**What the task asks**
Repeat the listing that follows, character for character, minus the pictures.
****
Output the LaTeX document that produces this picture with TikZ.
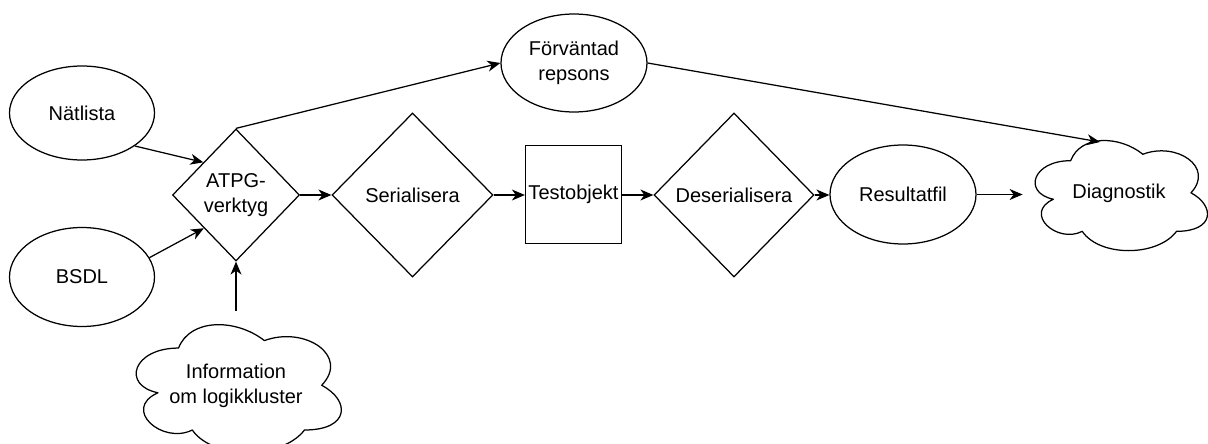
\documentclass[tikz,border=0pt]{standalone}
\usepackage{fontspec}
\setmainfont{Liberation Sans}
\usetikzlibrary{shapes.geometric,arrows.meta,calc}

% Cloud outline drawn inside the bounding box of a named node (#1), size #2 x #3
\newcommand\cloudoutline[3]{%
  \draw[outline, shift={(#1.north west)}, x={(#2pt,0pt)}, y={(0pt,-#3pt)}]
    (0.25,0.25) .. controls (0.05,0.25) and (0,0.5) .. (0.16,0.55)
    .. controls (0,0.66) and (0.18,0.9) .. (0.31,0.8)
    .. controls (0.4,1) and (0.7,1) .. (0.8,0.8)
    .. controls (1,0.8) and (1,0.6) .. (0.875,0.5)
    .. controls (1,0.3) and (0.8,0.1) .. (0.625,0.2)
    .. controls (0.5,0.05) and (0.3,0.05) .. (0.25,0.25) -- cycle;}

\tikzset{
  label font/.style={font=\fontsize{20}{25}\selectfont},
  base/.style={draw=black, line width=1.25pt, inner sep=0pt, align=center, label font},
  oval/.style={base, ellipse},
  decision/.style={base, diamond},
  box/.style={base, rectangle},
  cloudbox/.style={rectangle, inner sep=0pt, align=center, label font},
  outline/.style={draw=black, line width=1.25pt, line join=round},
  flow/.style={line width=1.25pt, -{Stealth[length=13pt,width=11pt,inset=4pt]}},
}

\begin{document}
\begin{tikzpicture}[x=1pt, y=-1pt]
  \fill[white] (0,0) rectangle (1208,444);
  \useasboundingbox (0,0) rectangle (1208,444);

  % inputs
  \node[oval, minimum width=145pt, minimum height=94pt] (nat) at (82,113) {Nätlista};
  \node[oval, minimum width=145pt, minimum height=99pt] (bsdl) at (82,277) {BSDL};
  \node[cloudbox, minimum width=229pt, minimum height=149pt] (info) at (236,385.5)
       {Information\\om logikkluster};
  \cloudoutline{info}{229}{149}

  % main flow
  \node[decision, minimum width=127pt, minimum height=132pt] (atpg) at (236,195) {ATPG-\\verktyg};
  \node[oval, minimum width=146pt, minimum height=98pt] (forv) at (574,63) {Förväntad\\repsons};
  \node[decision, minimum width=161pt, minimum height=164pt] (ser) at (412.5,195) {Serialisera};
  \node[box, minimum width=96pt, minimum height=98pt] (dut) at (573.5,194.5) {Testobjekt};
  \node[decision, minimum width=160pt, minimum height=164pt] (deser) at (734,195) {Deserialisera};
  \node[oval, minimum width=146pt, minimum height=99pt] (res) at (903,194.5) {Resultatfil};
  \node[cloudbox, minimum width=192.4pt, minimum height=128.5pt] (diag) at (1119,193) {Diagnostik};
  \cloudoutline{diag}{192.4}{128.5}
  \coordinate (diagin) at ($(diag.center)+(-19,-51)$);

  % connectors
  \draw[flow] (nat.-32) -- (atpg.135);
  \draw[flow] (bsdl.16) -- (atpg.226);
  \draw[flow] (info.north) -- (atpg.south);
  \draw[flow] (atpg.north) -- (forv.west);
  \draw[flow] (forv.east) -- (diagin);
  \draw[flow] (atpg.east) -- (ser.west);
  \draw[flow] (ser.east) -- (dut.west |- ser.east);
  \draw[flow] (dut.east |- deser.west) -- (deser.west);
  \draw[flow] (deser.east) -- (res.west |- deser.east);
  \draw[flow] (res.east) -- (diag.west |- res.east);
\end{tikzpicture}
\end{document}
****
**Output of the task**
Output the LaTeX document that produces this picture with TikZ.
\documentclass[tikz,border=0pt]{standalone}
\usepackage{fontspec}
\setmainfont{Liberation Sans}
\usetikzlibrary{shapes.geometric,arrows.meta,calc}

% Cloud outline drawn inside the bounding box of a named node (#1), size #2 x #3
\newcommand\cloudoutline[3]{%
  \draw[outline, shift={(#1.north west)}, x={(#2pt,0pt)}, y={(0pt,-#3pt)}]
    (0.25,0.25) .. controls (0.05,0.25) and (0,0.5) .. (0.16,0.55)
    .. controls (0,0.66) and (0.18,0.9) .. (0.31,0.8)
    .. controls (0.4,1) and (0.7,1) .. (0.8,0.8)
    .. controls (1,0.8) and (1,0.6) .. (0.875,0.5)
    .. controls (1,0.3) and (0.8,0.1) .. (0.625,0.2)
    .. controls (0.5,0.05) and (0.3,0.05) .. (0.25,0.25) -- cycle;}

\tikzset{
  label font/.style={font=\fontsize{20}{25}\selectfont},
  base/.style={draw=black, line width=1.25pt, inner sep=0pt, align=center, label font},
  oval/.style={base, ellipse},
  decision/.style={base, diamond},
  box/.style={base, rectangle},
  cloudbox/.style={rectangle, inner sep=0pt, align=center, label font},
  outline/.style={draw=black, line width=1.25pt, line join=round},
  flow/.style={line width=1.25pt, -{Stealth[length=13pt,width=11pt,inset=4pt]}},
}

\begin{document}
\begin{tikzpicture}[x=1pt, y=-1pt]
  \fill[white] (0,0) rectangle (1208,444);
  \useasboundingbox (0,0) rectangle (1208,444);

  % inputs
  \node[oval, minimum width=145pt, minimum height=94pt] (nat) at (82,113) {Nätlista};
  \node[oval, minimum width=145pt, minimum height=99pt] (bsdl) at (82,277) {BSDL};
  \node[cloudbox, minimum width=229pt, minimum height=149pt] (info) at (236,385.5)
       {Information\\om logikkluster};
  \cloudoutline{info}{229}{149}

  % main flow
  \node[decision, minimum width=127pt, minimum height=132pt] (atpg) at (236,195) {ATPG-\\verktyg};
  \node[oval, minimum width=146pt, minimum height=98pt] (forv) at (574,63) {Förväntad\\repsons};
  \node[decision, minimum width=161pt, minimum height=164pt] (ser) at (412.5,195) {Serialisera};
  \node[box, minimum width=96pt, minimum height=98pt] (dut) at (573.5,194.5) {Testobjekt};
  \node[decision, minimum width=160pt, minimum height=164pt] (deser) at (734,195) {Deserialisera};
  \node[oval, minimum width=146pt, minimum height=99pt] (res) at (903,194.5) {Resultatfil};
  \node[cloudbox, minimum width=192.4pt, minimum height=128.5pt] (diag) at (1119,193) {Diagnostik};
  \cloudoutline{diag}{192.4}{128.5}
  \coordinate (diagin) at ($(diag.center)+(-19,-51)$);

  % connectors
  \draw[flow] (nat.-32) -- (atpg.135);
  \draw[flow] (bsdl.16) -- (atpg.226);
  \draw[flow] (info.north) -- (atpg.south);
  \draw[flow] (atpg.north) -- (forv.west);
  \draw[flow] (forv.east) -- (diagin);
  \draw[flow] (atpg.east) -- (ser.west);
  \draw[flow] (ser.east) -- (dut.west |- ser.east);
  \draw[flow] (dut.east |- deser.west) -- (deser.west);
  \draw[flow] (deser.east) -- (res.west |- deser.east);
  \draw[flow] (res.east) -- (diag.west |- res.east);
\end{tikzpicture}
\end{document}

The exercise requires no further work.